Efectivamente, cuando hemos dejado de ser autocomplacientes narcisos, cuando tampoco pretendemos ser arrogantes prometeos ni voluntariosos sísifos, sino que nos subimos a la roca que es Cristo y nos dejamos transformar por ella, entonces experimentamos que es ella misma la que nos sube junto con nuestra carga, ofreciéndonos la docilidad de los humildes, la sabiduría de los sencillos, la riqueza de los pobres, la fortaleza de los débiles. ¡Ay de nosotros cuando creemos que sabemos! ¡Ay de nosotros cuando estamos muy seguros de nosotros mismos y buscamos en las artimañas humanas nuestra seguridad! ¡Ay de nosotros cuando no nos tiembla el pulso a la hora de interpretar la palabra de Dios haciéndole decir “lo que debe decir”, en lugar de contemplarla y dejarnos hacer por ella aunque a veces no la entendamos del todo!

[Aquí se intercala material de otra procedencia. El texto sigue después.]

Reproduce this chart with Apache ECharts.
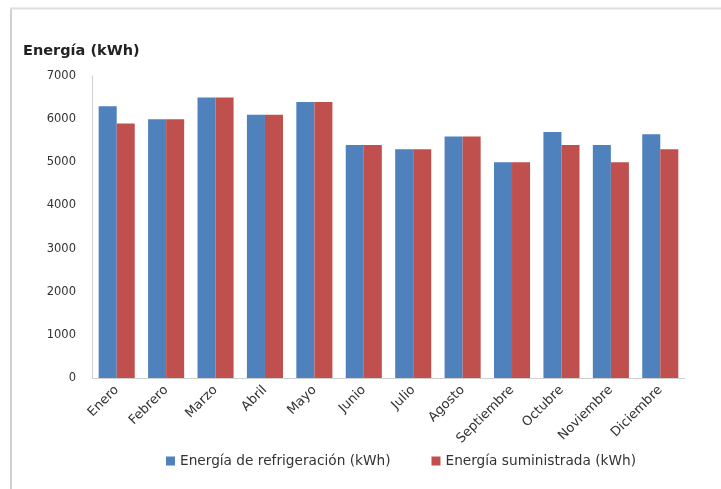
<!DOCTYPE html>
<html>
<head>
<meta charset="utf-8">
<script src="https://cdn.jsdelivr.net/npm/echarts@6/dist/echarts.min.js"></script>
<style>html,body{margin:0;padding:0;background:#fff;}#c{width:721px;height:489px;}</style>
</head>
<body>
<div id="c"></div>
<script>
const months = ['Enero','Febrero','Marzo','Abril','Mayo','Junio','Julio','Agosto','Septiembre','Octubre','Noviembre','Diciembre'];
const refrigeracion = [6300,6000,6500,6100,6400,5400,5300,5600,5000,5700,5400,5650];
const suministrada = [5900,6000,6500,6100,6400,5400,5300,5600,5000,5400,5000,5300];
const yTicks = [0,1000,2000,3000,4000,5000,6000,7000];
const seriesNames = ['Energía de refrigeración (kWh)','Energía suministrada (kWh)'];

const chart = echarts.init(document.getElementById('c'), null, {renderer:'canvas'});
chart.setOption({
  animation:false,
  backgroundColor:'#fff',
  color:['#4F81BD','#C0504D'],
  title:{text:'Energía (kWh)', left:18, top:39, textStyle:{fontFamily:'DejaVu Sans', fontWeight:'bold', fontSize:14.5, color:'#222'}},
  graphic:[
    {type:'line', shape:{x1:11, y1:8, x2:11, y2:489}, style:{stroke:'#d0d0d0', lineWidth:2}},
    {type:'line', shape:{x1:10, y1:8.5, x2:721, y2:8.5}, style:{stroke:'#dedede', lineWidth:2}}
  ],
  grid:{left:92, right:36, top:76, bottom:111, containLabel:false},
  legend:{top:449, left:161, itemWidth:9, itemHeight:9, itemGap:41, icon:'rect',
    textStyle:{fontFamily:'DejaVu Sans', fontSize:13.7, color:'#333'}, data:seriesNames},
  xAxis:{type:'category', data:months,
    axisLine:{lineStyle:{color:'#d0d0d0', width:1}}, axisTick:{show:false},
    axisLabel:{rotate:45, interval:0, fontFamily:'DejaVu Sans', fontSize:13, color:'#333', margin:10}},
  yAxis:{type:'value', min:yTicks[0], max:yTicks[yTicks.length-1], interval:1000,
    axisLine:{show:true, lineStyle:{color:'#d0d0d0'}}, axisTick:{show:false}, splitLine:{show:false},
    axisLabel:{fontFamily:'DejaVu Sans', fontSize:11.5, color:'#333', margin:16, formatter:v=>String(v)}},
  series:[
    {name:seriesNames[0], type:'bar', data:refrigeracion, barGap:'0%', barCategoryGap:'27%'},
    {name:seriesNames[1], type:'bar', data:suministrada, barGap:'0%', barCategoryGap:'27%'}
  ]
});
</script>
</body>
</html>
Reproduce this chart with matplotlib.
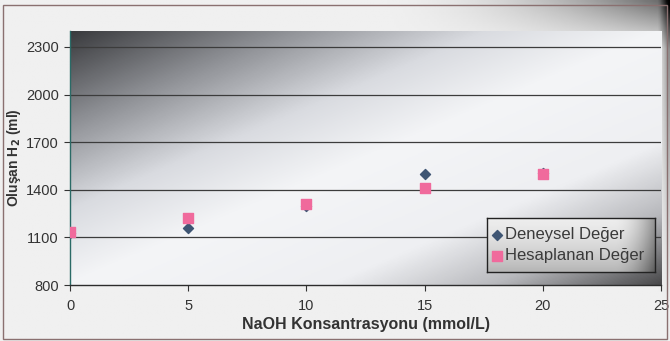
import numpy as np
import matplotlib.pyplot as plt
from matplotlib.colors import LinearSegmentedColormap
from matplotlib.patches import Rectangle

plt.rcParams['font.family'] = ['Liberation Sans', 'DejaVu Sans']

# NaOH concentration (mmol/L) and produced H2 volume (ml)
naoh = [0, 5, 10, 15, 20]
deneysel = [1130, 1157, 1300, 1502, 1505]
hesaplanan = [1133, 1219, 1308, 1408, 1500]

y_ticks = [800, 1100, 1400, 1700, 2000, 2300]
x_ticks = [0, 5, 10, 15, 20, 25]

fig = plt.figure(figsize=(6.7, 3.41), dpi=100)

# light chart area with a darker shade in the upper right corner
bg = fig.add_axes([0, 0, 1, 1], zorder=-10)
gx, gy = np.meshgrid(np.linspace(0, 1, 300), np.linspace(0, 1, 150))
shade = 0.94 - 0.55 * np.clip((gx - 0.55) / 0.45, 0, 1) ** 2 * np.clip((gy - 0.86) / 0.14, 0, 1)
shade -= 0.45 * np.clip((gx - 0.985) / 0.015, 0, 1) * np.clip((gy - 0.1) / 0.9, 0, 1)
bg.imshow(shade, cmap='gray', vmin=0, vmax=1, extent=[0, 1, 0, 1],
          origin='lower', aspect='auto', interpolation='bilinear')
bg.set_axis_off()
fig.patches.append(Rectangle((0.004, 0.006), 0.992, 0.978, transform=fig.transFigure,
                             fill=False, edgecolor='#8a7070', linewidth=1.0))

ax = fig.add_axes([0.1045, 0.1642, 0.8821, 0.7448])
ax.set_xlim(0, 25)
ax.set_ylim(800, 2400)

# diagonal grey gradient behind the plot area
cmap = LinearSegmentedColormap.from_list('plotbg', [
    (0.0, '#3a3b3e'), (0.18, '#8e9095'), (0.35, '#d9dbe0'), (0.5, '#f4f5f7'),
    (0.72, '#eeeff2'), (0.86, '#b8b9bd'), (1.0, '#4a4a4c')])
px, py = np.meshgrid(np.linspace(0, 1, 400), np.linspace(0, 1, 200))
t = (px + (1 - py)) / 2
ax.imshow(t, cmap=cmap, vmin=0, vmax=1, extent=[0, 25, 800, 2400],
          origin='lower', aspect='auto', interpolation='bilinear', zorder=0)

for yv in y_ticks[1:]:
    ax.axhline(yv, color='#3c3c3c', linewidth=0.9, zorder=1)

h1 = ax.scatter(naoh, deneysel, marker='D', s=26, color='#3e5573', zorder=3)
h2 = ax.scatter(naoh, hesaplanan, marker='s', s=62, color='#f06a9c', zorder=4)

ax.set_xticks(x_ticks)
ax.set_yticks(y_ticks)
ax.tick_params(axis='both', labelsize=10.5, colors='#333333', length=4, width=0.8,
               direction='out')
ax.tick_params(axis='x', pad=6)
ax.tick_params(axis='y', pad=4)
for lbl in ax.get_xticklabels() + ax.get_yticklabels():
    lbl.set_color('#333333')

for side in ['top', 'right']:
    ax.spines[side].set_visible(False)
ax.spines['left'].set_color('#2a6a66')
ax.spines['bottom'].set_color('#2c2c2c')
ax.spines['left'].set_linewidth(1.0)
ax.spines['bottom'].set_linewidth(1.0)

ax.set_xlabel('NaOH Konsantrasyonu (mmol/L)', fontsize=11.5, fontweight='bold',
              color='#333333', va='center')
ax.xaxis.set_label_coords(0.5, -0.154)
ax.set_ylabel('Oluşan H$_\\mathbf{2}$ (ml)', fontsize=10, fontweight='bold',
              color='#333333', va='center')
ax.yaxis.set_label_coords(-0.095, 0.5)

# legend box with its own shading
lax = ax.inset_axes([0.706, 0.051, 0.284, 0.213])
lx, ly = np.meshgrid(np.linspace(0, 1, 200), np.linspace(0, 1, 100))
lshade = 0.93 - 0.22 * (1 - ly) ** 1.5 - 0.35 * np.clip((lx - 0.75) / 0.25, 0, 1) ** 2
lax.imshow(lshade, cmap='gray', vmin=0, vmax=1, extent=[0, 1, 0, 1],
           origin='lower', aspect='auto', interpolation='bilinear')
lax.set_xticks([])
lax.set_yticks([])
for sp in lax.spines.values():
    sp.set_color('#222222')
    sp.set_linewidth(1.0)

leg = lax.legend([h1, h2], ['Deneysel Değer', 'Hesaplanan Değer'],
                 loc='center left', bbox_to_anchor=(0, 0, 1, 1), frameon=False,
                 fontsize=12, handletextpad=0.05, handlelength=0.8,
                 borderpad=0.2, labelspacing=0.35, borderaxespad=0)
for txt in leg.get_texts():
    txt.set_color('#3a3a3a')

fig.savefig('out.png', dpi=100)
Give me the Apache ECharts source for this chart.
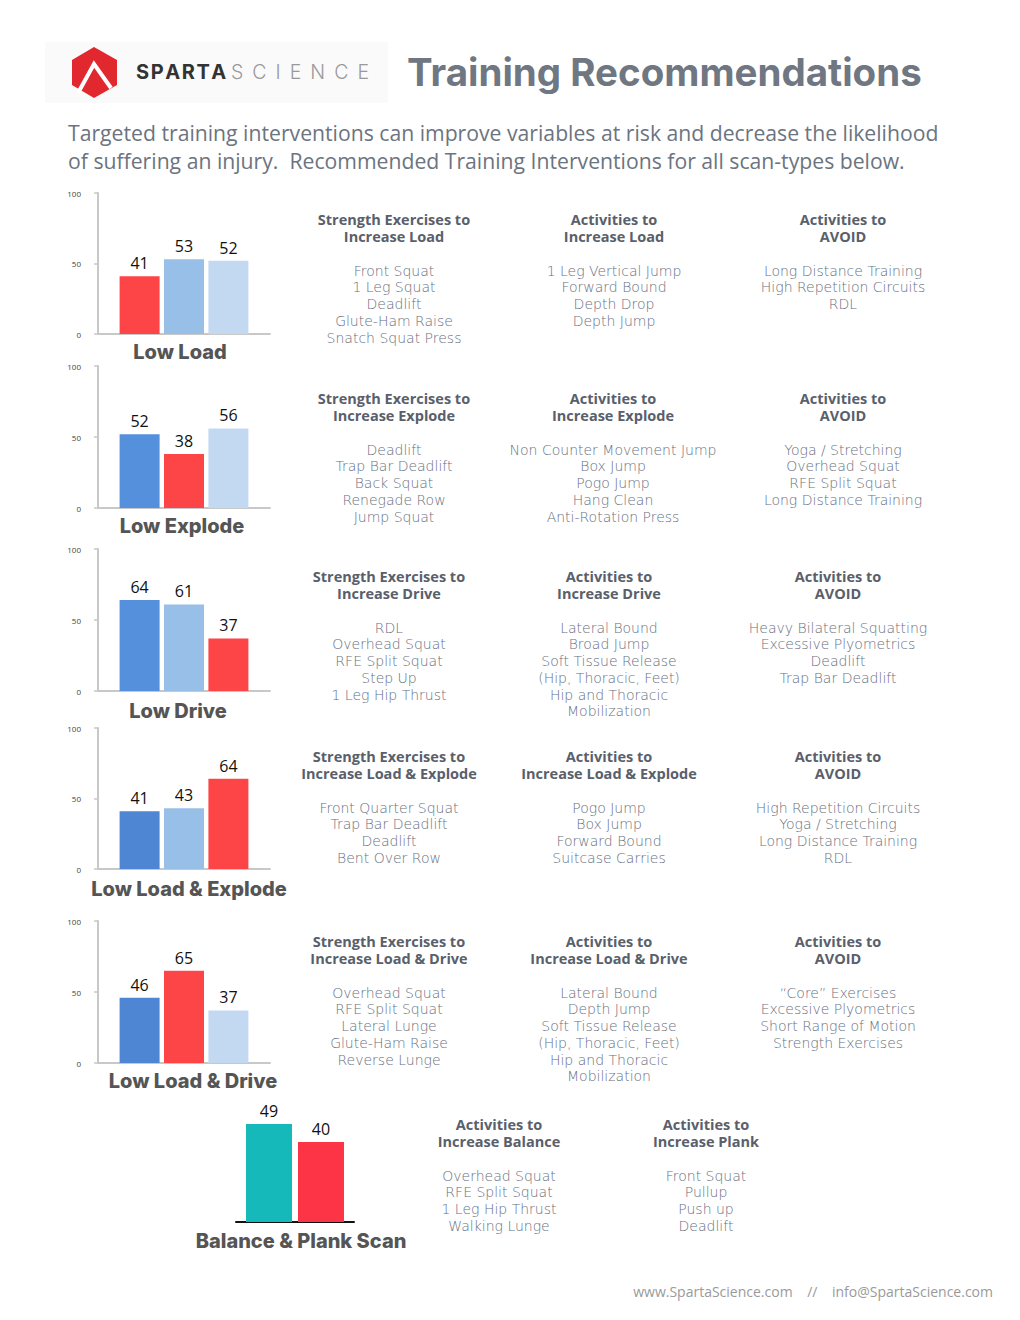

Cuando estamos asentados en Cristo como nuestra roca y él está en medio de nosotros, nada podrá hacernos daño. Pero si nos dejamos atrapar por los narcisos que llaman a nuestra puerta nos toparemos con la debilidad de nuestra fuerza, con la soledad de nuestro ego, con la ineficiencia de nuestros planes. Sin duda que vivimos en un tiempo más narcisista que prometeico, más autocomplaciente que idealista, pero también es cierto que la crisis por la que estamos pasando algo va a cambiar las cosas y debemos verlo como una oportunidad. Es una crisis nacida de un narcisismo falto de valores, de la ilusión de un supuesto poder y una inagotable riqueza que se ha diluido rápidamente por no ser más que la mentira de unos intereses mezquinos, intereses que al intentar ahora no perderse, cierran la vía de salida a un crecimiento que pudiera corregir los desaguisados cometidos, cerrando el paso también al futuro de tanta gente honesta e inocente. Necesitamos estar apoyados en algo más sólido que nosotros mismos sin despreciar lo que somos.